AJ Bell analyst Russ Mould commented: ‘Oracle enjoyed a bumper day on the US market yesterday after its quarterly results were well-received and it teased a joint announcement with AI chips giant Nvidia, expected to follow next week. Nvidia’s shares also pressed ahead, rising more than 7% which itself should keep a lot of people happy. It continues to be the poster child for AI and that theme is still red hot as far as investors are concerned.’
In London, Direct Line shares fell 4.7% as it rebuffed another takeover tilt from Belgian insurer Ageas.
Ageas Chief Executive Hans De Cuyper said the improved possible offer ‘delivers substantial cash proceeds to Direct Line shareholders, whilst ensuring they benefit from the material value creation that we believe the combination of the UK businesses of Ageas and Direct Line will deliver’.
But the Bromley, England-based motor and home insurer rejected the modestly improved terms calling them ‘unattractive’.
Direct Line said the latest proposal, received on Saturday, comprised 120 pence in cash and one new Ageas share for every 28.4 Direct Line share.
At the closing share price last Friday, the day before the proposal was received, this implied a value of 237p per Direct Line share.
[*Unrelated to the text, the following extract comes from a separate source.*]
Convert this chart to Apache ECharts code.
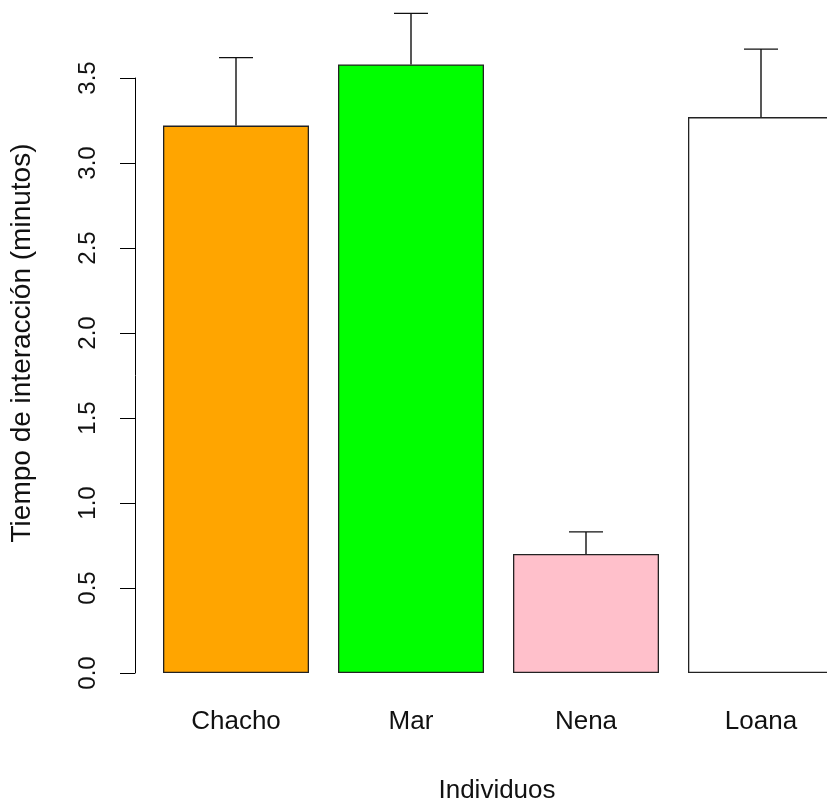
<!DOCTYPE html>
<html>
<head>
<meta charset="utf-8">
<script src="https://cdn.jsdelivr.net/npm/echarts@6/dist/echarts.min.js"></script>
<style>
html,body{margin:0;padding:0;background:#fff;overflow:hidden;}
#chart{width:900px;height:807px;}
</style>
</head>
<body>
<div id="chart"></div>
<script>
// Data
const categories = ['Chacho', 'Mar', 'Nena', 'Loana'];
const means = [3.22, 3.58, 0.70, 3.27];
const errors = [0.40, 0.30, 0.13, 0.40];
const barColors = ['#FFA500', '#00FF00', '#FFC0CB', '#FFFFFF'];
const yTicks = [0, 0.5, 1.0, 1.5, 2.0, 2.5, 3.0, 3.5];
const yLabel = 'Tiempo de interacción (minutos)';
const xLabel = 'Individuos';

const FONT = '"Liberation Sans", Arial, sans-serif';
const chart = echarts.init(document.getElementById('chart'), null, {renderer: 'canvas'});

const option = {
  animation: false,
  backgroundColor: '#fff',
  grid: {left: 148.5, top: 78, width: 700, height: 595, containLabel: false},
  xAxis: {
    type: 'category',
    data: categories,
    axisLine: {show: false},
    axisTick: {show: false},
    axisLabel: {color: '#111', fontFamily: FONT, fontSize: 26, margin: 36}
  },
  yAxis: {
    type: 'value',
    min: yTicks[0],
    max: yTicks[yTicks.length - 1],
    interval: 0.5,
    offset: 13.5,
    splitLine: {show: false},
    axisLine: {show: true, lineStyle: {color: '#000', width: 1}},
    axisTick: {show: true, length: 15, lineStyle: {color: '#000', width: 1}},
    axisLabel: {
      color: '#111', fontFamily: FONT, fontSize: 24, rotate: 90, margin: 35,
      formatter: v => v.toFixed(1)
    }
  },
  series: [
    {
      type: 'bar',
      barWidth: 146,
      clip: false,
      data: means.map((m, i) => ({
        value: m,
        itemStyle: {color: barColors[i], borderColor: '#222', borderWidth: 1.3}
      }))
    },
    {
      type: 'custom',
      clip: false,
      z: 5,
      data: means.map((m, i) => [i, m, m + errors[i]]),
      renderItem: function (params, api) {
        const x = api.value(0);
        const lo = api.coord([x, api.value(1)]);
        const hi = api.coord([x, api.value(2)]);
        const hw = 17;
        const style = {stroke: '#111', lineWidth: 1.4};
        return {
          type: 'group',
          children: [
            {type: 'line', shape: {x1: lo[0], y1: lo[1], x2: hi[0], y2: hi[1]}, style: style},
            {type: 'line', shape: {x1: hi[0] - hw, y1: hi[1], x2: hi[0] + hw, y2: hi[1]}, style: style}
          ]
        };
      }
    }
  ],
  graphic: [
    {
      type: 'text', x: 22, y: 343, rotation: Math.PI / 2,
      style: {text: yLabel, fill: '#111', font: '28px ' + FONT, textAlign: 'center', textVerticalAlign: 'middle'}
    },
    {
      type: 'text', x: 497, y: 791,
      style: {text: xLabel, fill: '#111', font: '26px ' + FONT, textAlign: 'center', textVerticalAlign: 'middle'}
    }
  ]
};
chart.setOption(option);
</script>
</body>
</html>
The offer would value all of Direct Line around £3.07 billion.
Ageas traded 0.6% higher in Brussels.
Ferrexpo fell 4.4% as it announced after the equities close Tuesday it will need more time to finalise annual results.
The iron pellet producer said this is due to the ‘potential proceedings in Ukraine’ concerning its subsidiary Ferrexpo Poltava Mining.
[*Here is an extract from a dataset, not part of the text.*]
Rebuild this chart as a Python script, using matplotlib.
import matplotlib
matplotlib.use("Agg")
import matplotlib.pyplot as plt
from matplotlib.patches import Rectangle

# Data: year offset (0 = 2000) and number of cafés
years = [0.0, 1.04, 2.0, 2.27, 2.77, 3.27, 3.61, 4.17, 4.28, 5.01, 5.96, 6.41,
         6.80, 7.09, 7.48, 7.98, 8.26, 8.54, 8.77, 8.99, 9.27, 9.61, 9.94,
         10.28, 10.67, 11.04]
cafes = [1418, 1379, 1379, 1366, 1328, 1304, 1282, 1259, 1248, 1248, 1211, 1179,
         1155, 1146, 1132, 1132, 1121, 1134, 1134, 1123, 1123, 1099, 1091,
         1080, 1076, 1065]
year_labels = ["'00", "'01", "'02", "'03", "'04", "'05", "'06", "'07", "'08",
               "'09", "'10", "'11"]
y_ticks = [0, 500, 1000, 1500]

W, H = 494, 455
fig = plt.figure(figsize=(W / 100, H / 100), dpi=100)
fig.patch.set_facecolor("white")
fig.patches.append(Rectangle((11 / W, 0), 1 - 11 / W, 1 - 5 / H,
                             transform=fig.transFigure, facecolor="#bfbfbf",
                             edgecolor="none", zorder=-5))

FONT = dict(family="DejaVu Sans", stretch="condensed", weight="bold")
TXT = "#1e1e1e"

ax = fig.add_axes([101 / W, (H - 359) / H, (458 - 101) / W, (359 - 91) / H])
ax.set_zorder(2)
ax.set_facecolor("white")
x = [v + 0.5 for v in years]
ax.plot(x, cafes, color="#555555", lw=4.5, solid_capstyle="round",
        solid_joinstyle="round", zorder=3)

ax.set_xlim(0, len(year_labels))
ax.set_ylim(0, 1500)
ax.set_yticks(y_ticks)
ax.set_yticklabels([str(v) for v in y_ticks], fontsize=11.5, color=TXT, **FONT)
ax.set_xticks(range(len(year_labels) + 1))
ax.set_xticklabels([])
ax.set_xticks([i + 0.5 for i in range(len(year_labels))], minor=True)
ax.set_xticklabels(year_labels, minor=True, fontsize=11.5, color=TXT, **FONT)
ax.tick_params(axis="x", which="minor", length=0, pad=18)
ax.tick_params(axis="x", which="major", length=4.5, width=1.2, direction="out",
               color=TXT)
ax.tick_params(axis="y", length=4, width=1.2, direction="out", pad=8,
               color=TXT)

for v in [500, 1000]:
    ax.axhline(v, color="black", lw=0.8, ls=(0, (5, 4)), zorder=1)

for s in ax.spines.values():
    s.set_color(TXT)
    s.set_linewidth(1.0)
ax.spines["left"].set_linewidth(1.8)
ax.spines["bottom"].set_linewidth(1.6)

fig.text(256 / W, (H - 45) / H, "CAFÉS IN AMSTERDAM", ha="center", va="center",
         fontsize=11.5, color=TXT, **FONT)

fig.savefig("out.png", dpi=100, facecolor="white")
Publishing results Wednesday, however, and to rave reviews, infrastructure firm Balfour Beatty rose 8.6%.
It reported a 15% drop in pretax profit to £244 million in 2022 from £287 million in 2022.
This was despite a 7.4% increase in revenue, including joint-ventures and associates, to £9.60 billion from £8.93 billion in 2022. Statutory revenue, which excludes those items, was 4.8% higher at £7.99 billion from £7.63 billion.
Balfour said the lower profit in 2023 was predominantly due to lower gains on investment disposals as previously guided, while a £56 million tax credit relating to the recognition of additional UK tax losses in 2022 did not repeat.
Balfour lifted its final dividend by 14% to 8.0 pence from 7.0p. It meant its annual dividend was 10% higher at 11.5p from 10.5p. In addition, it said it plans to repurchase £100 million of its stock during the 2024 phase of its share buyback programme.
Elsewhere, Seraphim Space Investment Trust climbed 8.0%. The investor said that the ‘counter-cyclical nature’ of the space technology sector has been a good tonic for the ‘existential challenges posed by heightened geopolitical tensions and climate change’.
The company said its net asset value per share grew 1.8% to 94.57 pence on December 31, from 92.90p on June 30.
Brent oil was quoted at $83.00 a barrel early Wednesday afternoon, up from $82.49 at the time of the London equities close Tuesday. Gold was quoted at $2,163.02 an ounce, largely flat from $2,163.49.